Peurs primitives

Invité par Karine, une amante d’origine vietnamienne et attachée culturelle de profession, à découvrir en avant-première l’exposition « Enfers et fantômes d’Asie » au Musée du Quai Branly, je la rejoins tôt dans la soirée pour une visite privilégiée.
À mon arrivée, je la trouve pendue au téléphone, au milieu d’une négo’ musclée. D’un sourire d’excuse, elle me tend le petit dépliant introductif à la visite que je parcours pour patienter :

« Plongée dans le monde des esprits, de l’épouvante et des créatures fantastiques : l’exposition s’empare des histoires de fantômes en Asie. À travers l’art religieux, le théâtre, le cinéma, la création contemporaine ou le manga, un parcours aux frontières du réel. »

Un bon quart d’heure plus tard, l’oreille toujours collée à son portable, Karine me fait signe d’avancer et donc de commencer sans elle.
C’est alors seul mais poursuivi par le claquement de ses talons que je découvre les premières œuvres exhibées : des estampes à l’aura quasi maléfique où des Yōkai, ces créatures surnaturelles issues de la culture horrifique japonaise, s’entredévorent. Un peu plus loin, je tombe sur deux Phi Pret, esprits animistes et figures emblématiques du folklore thaïlandais. Exposés à taille réelle, yeux exorbités et langue pendue jusqu’à mi-cuisse, ils se tiennent dans toute leur maigreur. C’est l’instant que choisit Karine pour enfin me rejoindre et me murmurer, amusée :
- Alors, ce petit couple te plaît ? Des fantômes affamés…Leur appétit insatiable les plonge dans une souffrance permanente.

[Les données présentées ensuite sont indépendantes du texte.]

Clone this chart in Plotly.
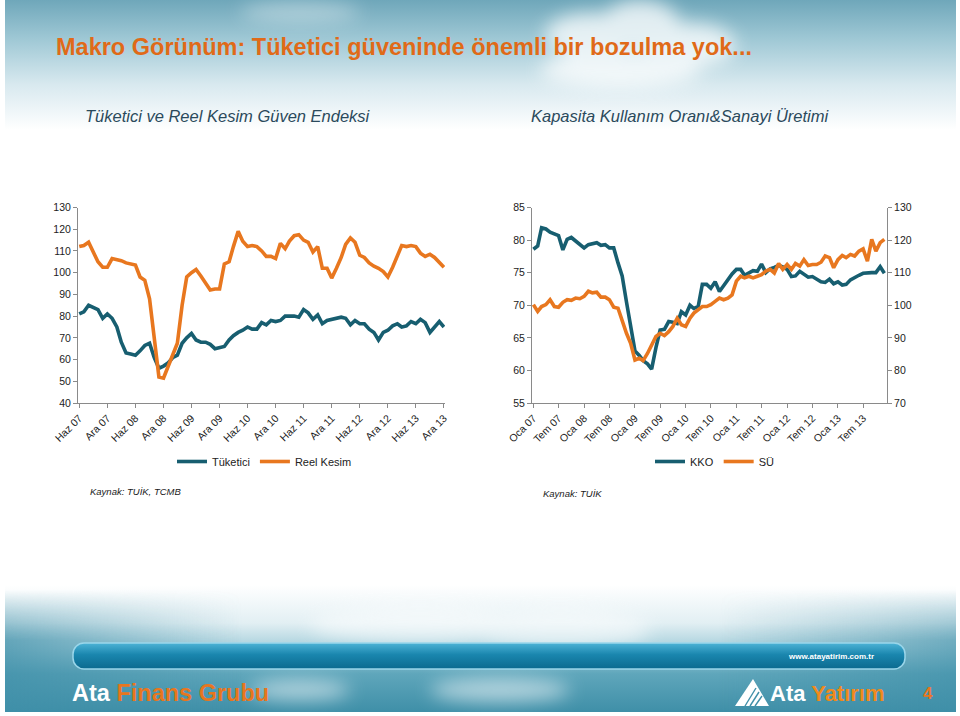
import base64
import pandas as pd
import plotly.graph_objects as go

# ---------------- data ----------------
left_months = pd.date_range("2007-06-01", "2013-12-01", freq="MS")
tuketici = [81, 82, 85, 84, 83, 79, 81,
            79, 75, 68, 63, 62.5, 62, 64, 66.5, 67.5, 61, 56, 57,
            58.5, 61, 62, 67.5, 70, 72, 69, 68, 68, 67, 65, 65.5,
            66, 69, 71, 72.5, 73.5, 75, 74, 74, 77, 76, 78, 77.5,
            78, 80, 80, 80, 79.5, 83, 81.5, 78.5, 80.5, 76.5, 78, 78.5,
            79, 79.5, 79, 76, 78, 76.5, 76.5, 74, 72.5, 69, 72.5, 73.5,
            75.5, 76.5, 75, 75.5, 77.5, 76.5, 78.5, 77, 72.5, 75, 77.5, 75]
reel_kesim = [112, 112.5, 114, 109, 105, 102.5, 102.5,
              106.5, 106, 105.5, 104.5, 104, 103.5, 98, 96.5, 88, 70, 52, 51.5,
              57, 63, 67.5, 85, 98, 100, 101.5, 98.5, 95.5, 92, 92.5, 92.5,
              104, 105, 112, 119, 114.5, 112, 112.5, 112, 110, 107.5, 107.5, 106.5,
              113.5, 111, 114.5, 117, 117.5, 115, 114, 109.5, 112, 102, 102, 97.5,
              102, 107, 113, 116, 114, 108, 107, 104.5, 103, 102, 100.5, 98,
              102.5, 107.5, 112.5, 112, 112.5, 112, 109, 107.5, 108.5, 107, 104.5, 102.5]
left_tickvals = ["2007-06-01", "2007-12-01", "2008-06-01", "2008-12-01", "2009-06-01",
                 "2009-12-01", "2010-06-01", "2010-12-01", "2011-06-01", "2011-12-01",
                 "2012-06-01", "2012-12-01", "2013-06-01", "2013-12-01"]
left_ticktext = ["Haz 07", "Ara 07", "Haz 08", "Ara 08", "Haz 09", "Ara 09", "Haz 10",
                 "Ara 10", "Haz 11", "Ara 11", "Haz 12", "Ara 12", "Haz 13", "Ara 13"]

right_months = pd.date_range("2007-01-01", "2013-12-01", freq="MS")
kko = [78.6, 79.1, 81.9, 81.7, 81.2, 80.9, 80.7, 78.5, 80.1, 80.4, 79.9, 79.3,
       78.8, 79.3, 79.4, 79.6, 79.2, 79.3, 78.8, 78.8, 76.5, 74.5, 70.5, 66.5,
       63, 62.3, 61.5, 61, 60.2, 63.5, 66.2, 66.3, 67.5, 67.4, 67.2, 69,
       68.5, 70, 69.5, 69.8, 73.2, 73.2, 72.6, 73.6, 72.1, 73, 74, 74.8,
       75.5, 75.5, 74.6, 74.9, 75.3, 75.2, 76.3, 75.0, 75.6, 75.8, 76.1, 75.9,
       75.5, 74.4, 74.5, 75.2, 74.8, 74.3, 74.4, 74, 73.6, 73.5, 74, 73.3,
       73.6, 73.1, 73.2, 73.9, 74.3, 74.6, 74.9, 75, 75, 75, 75.9, 74.9]
su = [100.2, 98.1, 99.6, 100.2, 101.7, 99.6, 99.4, 100.9, 101.7, 101.5, 102.2, 102,
      102.7, 104.3, 103.8, 104, 102.5, 102.5, 101.7, 99.4, 99.1, 95, 91.4, 88.3,
      83.2, 83.7, 83, 85.2, 87.8, 90.4, 91.4, 90.7, 91.9, 93.5, 96, 94,
      93.5, 96, 97.6, 98.6, 99.6, 99.6, 100.2, 101.2, 102.2, 101.7, 102.2, 103.2,
      107.4, 108.9, 108.4, 108.9, 108.4, 108.9, 109.4, 110.5, 111, 109.9, 112.8, 111,
      112.5, 111, 112.8, 112, 114, 112.2, 112.5, 112.5, 113.2, 115.1, 114.6, 111.5,
      114, 115.3, 114.6, 115.6, 115.1, 116.6, 117.3, 113.5, 120.2, 116.6, 119.2, 120.2]
right_tickvals = ["2007-01-01", "2007-07-01", "2008-01-01", "2008-07-01", "2009-01-01",
                  "2009-07-01", "2010-01-01", "2010-07-01", "2011-01-01", "2011-07-01",
                  "2012-01-01", "2012-07-01", "2013-01-01", "2013-07-01"]
right_ticktext = ["Oca 07", "Tem 07", "Oca 08", "Tem 08", "Oca 09", "Tem 09", "Oca 10",
                  "Tem 10", "Oca 11", "Tem 11", "Oca 12", "Tem 12", "Oca 13", "Tem 13"]

TEAL = "#175e70"
ORANGE = "#e8771f"
AXIS = "#8a8a8a"
W, H = 960, 716


def px(x):
    return x / W


def py(y):
    return 1 - y / H


# ---------------- background (slide decoration) ----------------
svg = f"""<svg xmlns='http://www.w3.org/2000/svg' width='{W}' height='{H}' viewBox='0 0 {W} {H}' preserveAspectRatio='none'>
<defs>
<linearGradient id='h' x1='0' y1='0' x2='0' y2='1'>
<stop offset='0' stop-color='#6fa7ba'/>
<stop offset='0.3' stop-color='#9fc8d5'/>
<stop offset='0.65' stop-color='#d8e9ef'/>
<stop offset='1' stop-color='#ffffff'/>
</linearGradient>
<linearGradient id='f' x1='0' y1='0' x2='0' y2='1'>
<stop offset='0' stop-color='#ffffff'/>
<stop offset='0.3' stop-color='#e2eff3'/>
<stop offset='0.5' stop-color='#a6cfdb'/>
<stop offset='0.7' stop-color='#5fa6bb'/>
<stop offset='1' stop-color='#3f8fa8'/>
</linearGradient>
<linearGradient id='fl' x1='0' y1='0' x2='1' y2='0'>
<stop offset='0' stop-color='#3f8fa8' stop-opacity='0.7'/>
<stop offset='0.25' stop-color='#3f8fa8' stop-opacity='0'/>
<stop offset='0.75' stop-color='#3f8fa8' stop-opacity='0'/>
<stop offset='1' stop-color='#3f8fa8' stop-opacity='0.6'/>
</linearGradient>
<linearGradient id='flv' x1='0' y1='0' x2='0' y2='1'>
<stop offset='0' stop-color='#ffffff' stop-opacity='0'/>
<stop offset='0.4' stop-color='#ffffff' stop-opacity='1'/>
</linearGradient>
<mask id='m'><rect x='0' y='590' width='{W}' height='126' fill='url(#flv)'/></mask>
<linearGradient id='bar' x1='0' y1='0' x2='0' y2='1'>
<stop offset='0' stop-color='#4db3d6'/>
<stop offset='0.45' stop-color='#1a86ae'/>
<stop offset='1' stop-color='#0b6a8f'/>
</linearGradient>
<filter id='b' x='-50%' y='-50%' width='200%' height='200%'><feGaussianBlur stdDeviation='9'/></filter>
</defs>
<rect x='0' y='0' width='{W}' height='{H}' fill='#ffffff'/>
<rect x='5' y='0' width='951' height='130' fill='url(#h)'/>
<g filter='url(#b)' fill='#ffffff' opacity='0.75'>
<ellipse cx='590' cy='35' rx='45' ry='22'/>
<ellipse cx='640' cy='25' rx='40' ry='25'/>
<ellipse cx='690' cy='45' rx='45' ry='22'/>
<ellipse cx='620' cy='70' rx='80' ry='18'/>
<ellipse cx='300' cy='12' rx='60' ry='10' opacity='0.5'/>
</g>
<rect x='5' y='585' width='951' height='127' fill='url(#f)'/>
<rect x='5' y='590' width='951' height='122' fill='url(#fl)' mask='url(#m)'/>
<g filter='url(#b)' fill='#ffffff' opacity='0.55'>
<ellipse cx='420' cy='625' rx='110' ry='18'/>
<ellipse cx='560' cy='630' rx='90' ry='20'/>
<ellipse cx='300' cy='690' rx='50' ry='10'/>
<ellipse cx='500' cy='690' rx='70' ry='12'/>
</g>
<rect x='73' y='643' width='832' height='26' rx='11' fill='url(#bar)' stroke='#9ad6ea' stroke-width='1.5'/>
<polygon points='735,706 753,679 769,706' fill='#ffffff'/>
<g stroke='#3f8fa8' stroke-width='1.4'>
<line x1='745' y1='706' x2='756' y2='688'/>
<line x1='750' y1='706' x2='759' y2='692'/>
<line x1='755' y1='706' x2='762' y2='696'/>
</g>
</svg>"""
svg_uri = "data:image/svg+xml;base64," + base64.b64encode(svg.encode("utf-8")).decode("ascii")

# ---------------- figure ----------------
fig = go.Figure()

fig.add_trace(go.Scatter(x=left_months, y=tuketici, name="Tüketici", mode="lines",
                         line=dict(color=TEAL, width=3.6), xaxis="x", yaxis="y",
                         legend="legend"))
fig.add_trace(go.Scatter(x=left_months, y=reel_kesim, name="Reel Kesim", mode="lines",
                         line=dict(color=ORANGE, width=3.6), xaxis="x", yaxis="y",
                         legend="legend"))
fig.add_trace(go.Scatter(x=right_months, y=kko, name="KKO", mode="lines",
                         line=dict(color=TEAL, width=3.6), xaxis="x2", yaxis="y2",
                         legend="legend2"))
fig.add_trace(go.Scatter(x=right_months, y=su, name="SÜ", mode="lines",
                         line=dict(color=ORANGE, width=3.6), xaxis="x2", yaxis="y3",
                         legend="legend2"))

tickfont = dict(family="Liberation Sans, Arial, sans-serif", size=10.5, color="#222222")
common_axis = dict(showgrid=False, zeroline=False, showline=True, linecolor=AXIS, linewidth=1,
                   ticks="outside", ticklen=4, tickcolor=AXIS, tickfont=tickfont,
                   automargin=False)

plot_y = [py(403), py(207.5)]

fig.update_layout(
    width=W, height=H, autosize=False,
    margin=dict(l=0, r=0, t=0, b=0, pad=0, autoexpand=False),
    paper_bgcolor="white", plot_bgcolor="rgba(0,0,0,0)",
    font=dict(family="Liberation Sans, Arial, sans-serif", size=11, color="#222222"),
    xaxis=dict(domain=[px(78), px(445)], anchor="y", type="date",
               range=["2007-05-24", "2013-12-08"],
               tickmode="array", tickvals=left_tickvals, ticktext=left_ticktext,
               tickangle=-45, **common_axis),
    yaxis=dict(domain=plot_y, anchor="x", range=[40, 130], dtick=10, tick0=40, **common_axis),
    xaxis2=dict(domain=[px(532), px(887)], anchor="y2", type="date",
                range=["2006-12-22", "2013-12-20"],
                tickmode="array", tickvals=right_tickvals, ticktext=right_ticktext,
                tickangle=-45, **common_axis),
    yaxis2=dict(domain=plot_y, anchor="x2", range=[55, 85], dtick=5, tick0=55, **common_axis),
    yaxis3=dict(anchor="x2", overlaying="y2", side="right", range=[70, 130], dtick=10,
                tick0=70, **common_axis),
    legend=dict(orientation="h", x=px(172), y=py(447), xanchor="left", yanchor="top",
                bgcolor="rgba(0,0,0,0)", font=dict(size=11), itemwidth=30,
                traceorder="normal"),
    legend2=dict(orientation="h", x=px(650), y=py(447), xanchor="left", yanchor="top",
                 bgcolor="rgba(0,0,0,0)", font=dict(size=11), itemwidth=30,
                 traceorder="normal"),
    images=[dict(source=svg_uri, xref="paper", yref="paper", x=0, y=1, sizex=1, sizey=1,
                 sizing="stretch", layer="below", xanchor="left", yanchor="top")],
)

narrow = "Liberation Sans Narrow, Arial Narrow, Liberation Sans, Arial, sans-serif"
ann = [
    dict(text="<b>Makro Görünüm: Tüketici güveninde önemli bir bozulma yok...</b>",
         x=px(54), y=py(47), xanchor="left", yanchor="middle",
         font=dict(family=narrow, size=23.5, color="#e06a18")),
    dict(text="<i>Tüketici ve Reel Kesim Güven Endeksi</i>",
         x=px(228), y=py(116), xanchor="center", yanchor="middle",
         font=dict(family=narrow, size=16.5, color="#2b4a5c")),
    dict(text="<i>Kapasita Kullanım Oranı&Sanayi Üretimi</i>",
         x=px(680), y=py(116), xanchor="center", yanchor="middle",
         font=dict(family=narrow, size=16.5, color="#2b4a5c")),
    dict(text="<i>Kaynak: TUİK, TCMB</i>", x=px(88), y=py(491), xanchor="left",
         yanchor="middle", font=dict(size=9.5, color="#222222")),
    dict(text="<i>Kaynak: TUİK</i>", x=px(541), y=py(493), xanchor="left",
         yanchor="middle", font=dict(size=9.5, color="#222222")),
    dict(text="<b>Ata <span style='color:#e8761e'>Finans Grubu</span></b>",
         x=px(70), y=py(693), xanchor="left", yanchor="middle",
         font=dict(family="Liberation Sans, Arial, sans-serif", size=23.5, color="#ffffff")),
    dict(text="<b>www.atayatirim.com.tr</b>", x=px(876), y=py(656), xanchor="right",
         yanchor="middle", font=dict(size=8, color="#ffffff")),
    dict(text="<b>Ata <span style='color:#f08a1c'>Yatırım</span></b>",
         x=px(768), y=py(693), xanchor="left", yanchor="middle",
         font=dict(family=narrow, size=22, color="#ffffff")),
    dict(text="<b>4</b>", x=px(928), y=py(693), xanchor="center", yanchor="middle",
         font=dict(size=17, color="#e8761e")),
]
for a in ann:
    a.update(xref="paper", yref="paper", showarrow=False)
fig.update_layout(annotations=ann)

fig.write_html("out.html", config={"responsive": False, "displayModeBar": False},
               post_script="document.body.style.margin='0';document.body.style.padding='0';"
                           "document.body.style.overflow='hidden';")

La légende raconte qu’ils sont maudits à cause d’une vie terrestre remplie de vices, de déboires, de violences…
- À défaut de m’plaire, ça me parle.
La tournée terrifique se poursuit, ponctuée de visions tantôt drôles - un moine bouddhiste poursuivi par une horde de zombies version bol de rāmen -, tantôt touchantes - une geïsha borgne au visage bleuté pleurant son tanuki momifié -, tantôt carrément cauchemardesques : un manuki-neko - ces chats porte-bonheur japonais qu’on trouve fréquemment en vitrine de petits commerces ou bien sur les comptoirs d’échoppes - éventré, d’où jaillissent des vampires sauteurs.
Notre promenade privée achevée, je questionne Karine à-propos :
- Et toi, ta plus grande vision d’horreur ?
- C’est drôle que tu me demandes ça. Elle me vient la nuit, fréquemment. Quand justement, j’ai les yeux fermés. L’orphelinat de mon enfance, à Saïgon. Là où j’ai fait mes premiers pas et passé mes premières années, jusqu’à mon adoption. Son odeur, ses bruits, ses couleurs…Ses  cris. Ses pleurs. BOUH.
- Comme tu dis, bouh.
- Bon, m’en veux pas, j’ai encore mille appels à passer, l’expo démarre dans deux semaines et on est loin d’être prêts…On s’appelle fin avril, je serai déjà plus dispo’.
Resté figé dans mes pensées, encore ensorcelé par ce spectacle d’images lugubres, sublimes, je finis par rentrer, longeant la fameuse palissade de verre du musée, ornée pour l’occasion de collages aussi géants qu’effrayants. Quand je lève les yeux vers l’un d’eux, c’est pour croiser le regard railleur d’un démon au visage fardé tel celui d’un acteur de kabuki, ses traits déformés par un rire aussi crispant qu’imaginaire.